** Your objective **
Repeat the full listing, word for word.

** Data section **
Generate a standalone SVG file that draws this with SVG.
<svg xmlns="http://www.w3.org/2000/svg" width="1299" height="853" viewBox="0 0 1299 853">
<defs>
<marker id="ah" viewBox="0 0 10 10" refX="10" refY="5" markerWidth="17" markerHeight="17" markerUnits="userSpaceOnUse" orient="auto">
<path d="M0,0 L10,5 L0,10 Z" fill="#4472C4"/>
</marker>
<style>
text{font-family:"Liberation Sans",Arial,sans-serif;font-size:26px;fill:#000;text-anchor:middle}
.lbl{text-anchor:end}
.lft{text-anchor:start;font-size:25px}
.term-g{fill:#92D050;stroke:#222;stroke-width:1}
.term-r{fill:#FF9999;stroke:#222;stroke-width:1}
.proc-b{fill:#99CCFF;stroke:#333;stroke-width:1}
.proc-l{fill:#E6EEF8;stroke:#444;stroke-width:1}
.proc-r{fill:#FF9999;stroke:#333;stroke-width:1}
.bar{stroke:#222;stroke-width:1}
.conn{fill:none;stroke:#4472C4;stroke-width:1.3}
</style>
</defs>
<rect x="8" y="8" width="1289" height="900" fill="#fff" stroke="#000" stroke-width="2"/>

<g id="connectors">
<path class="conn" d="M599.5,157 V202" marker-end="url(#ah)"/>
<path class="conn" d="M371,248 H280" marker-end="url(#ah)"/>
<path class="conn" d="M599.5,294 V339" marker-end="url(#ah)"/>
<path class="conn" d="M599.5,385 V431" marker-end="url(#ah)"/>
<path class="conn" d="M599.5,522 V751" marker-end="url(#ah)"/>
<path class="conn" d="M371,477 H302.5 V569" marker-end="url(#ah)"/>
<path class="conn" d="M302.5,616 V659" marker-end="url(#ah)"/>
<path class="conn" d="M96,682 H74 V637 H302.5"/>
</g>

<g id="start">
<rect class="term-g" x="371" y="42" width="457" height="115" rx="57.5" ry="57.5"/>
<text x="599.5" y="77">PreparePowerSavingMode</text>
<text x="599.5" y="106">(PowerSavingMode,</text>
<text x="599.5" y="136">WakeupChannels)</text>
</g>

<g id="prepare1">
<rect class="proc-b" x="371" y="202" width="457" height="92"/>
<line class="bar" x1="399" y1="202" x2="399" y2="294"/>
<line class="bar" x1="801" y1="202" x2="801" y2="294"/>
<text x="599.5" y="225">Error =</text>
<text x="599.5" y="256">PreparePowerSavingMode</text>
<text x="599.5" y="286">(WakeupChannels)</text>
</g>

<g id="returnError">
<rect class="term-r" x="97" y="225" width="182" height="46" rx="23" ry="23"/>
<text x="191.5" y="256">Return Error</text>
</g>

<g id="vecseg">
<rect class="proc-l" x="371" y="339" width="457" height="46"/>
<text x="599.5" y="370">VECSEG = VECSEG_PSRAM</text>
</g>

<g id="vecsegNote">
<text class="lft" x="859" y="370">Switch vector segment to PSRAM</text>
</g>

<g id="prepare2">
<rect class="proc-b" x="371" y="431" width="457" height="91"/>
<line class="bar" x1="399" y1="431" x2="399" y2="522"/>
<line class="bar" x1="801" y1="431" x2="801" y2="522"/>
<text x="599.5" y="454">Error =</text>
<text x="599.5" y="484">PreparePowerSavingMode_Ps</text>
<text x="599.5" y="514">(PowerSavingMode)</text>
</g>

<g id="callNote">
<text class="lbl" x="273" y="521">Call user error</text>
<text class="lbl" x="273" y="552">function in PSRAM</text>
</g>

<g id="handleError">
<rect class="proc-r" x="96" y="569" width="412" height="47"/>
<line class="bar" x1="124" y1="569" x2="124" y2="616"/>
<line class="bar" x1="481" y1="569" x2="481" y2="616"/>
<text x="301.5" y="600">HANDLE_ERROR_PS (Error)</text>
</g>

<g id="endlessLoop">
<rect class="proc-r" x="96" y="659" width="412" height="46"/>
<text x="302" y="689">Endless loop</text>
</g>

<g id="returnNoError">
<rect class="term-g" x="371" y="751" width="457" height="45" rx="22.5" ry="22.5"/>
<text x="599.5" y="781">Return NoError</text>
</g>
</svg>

** Task response **
Generate a standalone SVG file that draws this with SVG.
<svg xmlns="http://www.w3.org/2000/svg" width="1299" height="853" viewBox="0 0 1299 853">
<defs>
<marker id="ah" viewBox="0 0 10 10" refX="10" refY="5" markerWidth="17" markerHeight="17" markerUnits="userSpaceOnUse" orient="auto">
<path d="M0,0 L10,5 L0,10 Z" fill="#4472C4"/>
</marker>
<style>
text{font-family:"Liberation Sans",Arial,sans-serif;font-size:26px;fill:#000;text-anchor:middle}
.lbl{text-anchor:end}
.lft{text-anchor:start;font-size:25px}
.term-g{fill:#92D050;stroke:#222;stroke-width:1}
.term-r{fill:#FF9999;stroke:#222;stroke-width:1}
.proc-b{fill:#99CCFF;stroke:#333;stroke-width:1}
.proc-l{fill:#E6EEF8;stroke:#444;stroke-width:1}
.proc-r{fill:#FF9999;stroke:#333;stroke-width:1}
.bar{stroke:#222;stroke-width:1}
.conn{fill:none;stroke:#4472C4;stroke-width:1.3}
</style>
</defs>
<rect x="8" y="8" width="1289" height="900" fill="#fff" stroke="#000" stroke-width="2"/>

<g id="connectors">
<path class="conn" d="M599.5,157 V202" marker-end="url(#ah)"/>
<path class="conn" d="M371,248 H280" marker-end="url(#ah)"/>
<path class="conn" d="M599.5,294 V339" marker-end="url(#ah)"/>
<path class="conn" d="M599.5,385 V431" marker-end="url(#ah)"/>
<path class="conn" d="M599.5,522 V751" marker-end="url(#ah)"/>
<path class="conn" d="M371,477 H302.5 V569" marker-end="url(#ah)"/>
<path class="conn" d="M302.5,616 V659" marker-end="url(#ah)"/>
<path class="conn" d="M96,682 H74 V637 H302.5"/>
</g>

<g id="start">
<rect class="term-g" x="371" y="42" width="457" height="115" rx="57.5" ry="57.5"/>
<text x="599.5" y="77">PreparePowerSavingMode</text>
<text x="599.5" y="106">(PowerSavingMode,</text>
<text x="599.5" y="136">WakeupChannels)</text>
</g>

<g id="prepare1">
<rect class="proc-b" x="371" y="202" width="457" height="92"/>
<line class="bar" x1="399" y1="202" x2="399" y2="294"/>
<line class="bar" x1="801" y1="202" x2="801" y2="294"/>
<text x="599.5" y="225">Error =</text>
<text x="599.5" y="256">PreparePowerSavingMode</text>
<text x="599.5" y="286">(WakeupChannels)</text>
</g>

<g id="returnError">
<rect class="term-r" x="97" y="225" width="182" height="46" rx="23" ry="23"/>
<text x="191.5" y="256">Return Error</text>
</g>

<g id="vecseg">
<rect class="proc-l" x="371" y="339" width="457" height="46"/>
<text x="599.5" y="370">VECSEG = VECSEG_PSRAM</text>
</g>

<g id="vecsegNote">
<text class="lft" x="859" y="370">Switch vector segment to PSRAM</text>
</g>

<g id="prepare2">
<rect class="proc-b" x="371" y="431" width="457" height="91"/>
<line class="bar" x1="399" y1="431" x2="399" y2="522"/>
<line class="bar" x1="801" y1="431" x2="801" y2="522"/>
<text x="599.5" y="454">Error =</text>
<text x="599.5" y="484">PreparePowerSavingMode_Ps</text>
<text x="599.5" y="514">(PowerSavingMode)</text>
</g>

<g id="callNote">
<text class="lbl" x="273" y="521">Call user error</text>
<text class="lbl" x="273" y="552">function in PSRAM</text>
</g>

<g id="handleError">
<rect class="proc-r" x="96" y="569" width="412" height="47"/>
<line class="bar" x1="124" y1="569" x2="124" y2="616"/>
<line class="bar" x1="481" y1="569" x2="481" y2="616"/>
<text x="301.5" y="600">HANDLE_ERROR_PS (Error)</text>
</g>

<g id="endlessLoop">
<rect class="proc-r" x="96" y="659" width="412" height="46"/>
<text x="302" y="689">Endless loop</text>
</g>

<g id="returnNoError">
<rect class="term-g" x="371" y="751" width="457" height="45" rx="22.5" ry="22.5"/>
<text x="599.5" y="781">Return NoError</text>
</g>
</svg>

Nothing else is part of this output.